House of Assembly: Thursday, March 09, 2023


Holi Festival

Ms WORTLEY (Torrens) (15:21): The electorate of Torrens has a significant multicultural community and, as the member for Torrens, I am delighted to often be invited to join in the celebrations of these communities. Recently, one of my residents opened up a new restaurant on North East Road, Chennai Palace, a sister restaurant to Chennai Palace on Stephen Terrace, Walkerville. I would just like to congratulate Poongadi and Vasunth on their new business, and wish them every success going forward.

This time of year many members of the South Australian Indian and Nepalese community celebrate the Holi Festival, also fondly known as the Festival of Colours. Over the years, I have attended many Holi Festivals. I recall the first one where I was covered in colour from head to toe. Nobody had given me a tip about what to wear to that particular one, and I have photos as testament to that experience, and in the next few days my clothes remained soaking in Napisan to try to remove the colour. The powder is made from cornflour and it originally started off with one colour, red, but it has now progressed during Holi Festivals to be multicolours.

It is important to learn from experience—and I certainly learnt from my first Holi Festival—so now each year when I attend the festivals, I wear white which makes it so much easier to remove the colour that the revellers take so much pleasure in sharing with us. Last weekend, dressed in white, I had the pleasure of attending the Holi Festival Adelaide 2023, organised by Adelaide Nepal Inc. Hundreds of people attended throughout the day and not even the intermittent rain and wind—of which there was much—could keep away our Nepalese community. The day was enjoyed by young and old with Nepalese food on offer, along with traditional dance, music and song, as well as on-stage entertainers and, of course, lots of colour.

In India, the Holi Festival is celebrated on the last full moon in the lunar month of fargoon. Originally celebrated mainly in North India, today it is celebrated internationally by many members of the Indian and Nepalese community. This ancient tradition marks the end of winter and it honours the triumph of love over hate. Celebrants light bonfires and throw colourful powder called goolal, they eat sweets and dance to traditional music. At night, ground nuts and popcorn are offered to the bonfire. It is a really special occasion for a newborn and also for newlyweds.

From the very young to the very old, this celebration carries over two days. It begins with the bonfire and then on the following day with the colour and water balloons. It is celebrated as a public holiday in India. I know our South Australian Indians miss the time that they celebrate Holi. The festival has a cultural significance among Hindu traditions of the Indian subcontinent. It is the festive day to end and rid oneself of past errors, to end conflicts, a day to forgive and to forget, to renew broken relationships and to pay or forgive debts.

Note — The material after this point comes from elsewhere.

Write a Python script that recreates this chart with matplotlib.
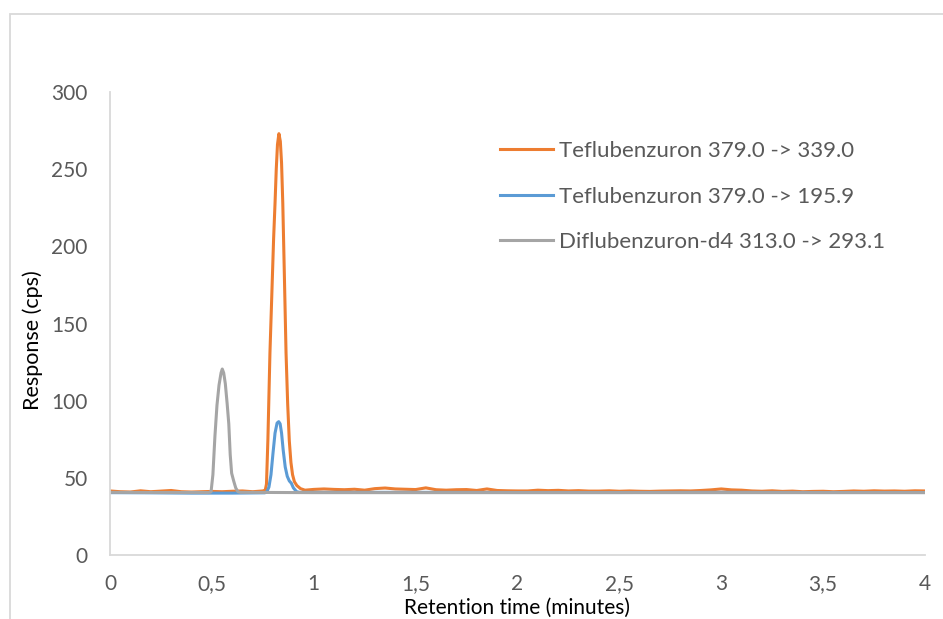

It also marks the start of spring, an occasion for people to enjoy the changing seasons and to make new friends. It is a playful cultural event and an excuse to throw coloured water at friends or strangers in jest. Celebrated at the end of winter, on the last full moon day of the Hindu luni-solar calendar month marking the spring, makes the date vary with the lunar cycle, so in some years it falls in March and in others it falls in February.

Historically, Holi has been commemorated to celebrate agriculture, good spring harvests and also the fertile lands. Hindus believe it is a time of enjoying spring's abundant colours and, of course, saying farewell to winter. I am looking forward to this Saturday 11 March, attending Holi on the Beach on the Semaphore foreshore, where from experience I know there will be colour, music, dancing and Indian food stalls. Based on recent festivals, it will be widely attended by the Indian, Nepalese and wider South Australian community that has embraced this fun-filled festival, with larger attendances each year.

This is the seventh festival organised by the Indian Australian Arts and Cultural Association, who state it is the festival that helps bring society together. Significantly for Holi, one is not to get angry or offended, so for those planning to attend the Holi on the Beach Festival at Semaphore foreshore this weekend, be prepared: wear white (it is easier to clean), and be prepared to be covered in colour, to have fun dancing the afternoon away to Indian Bollywood music and enjoy the curries and mouth-watering desserts and all that go with them.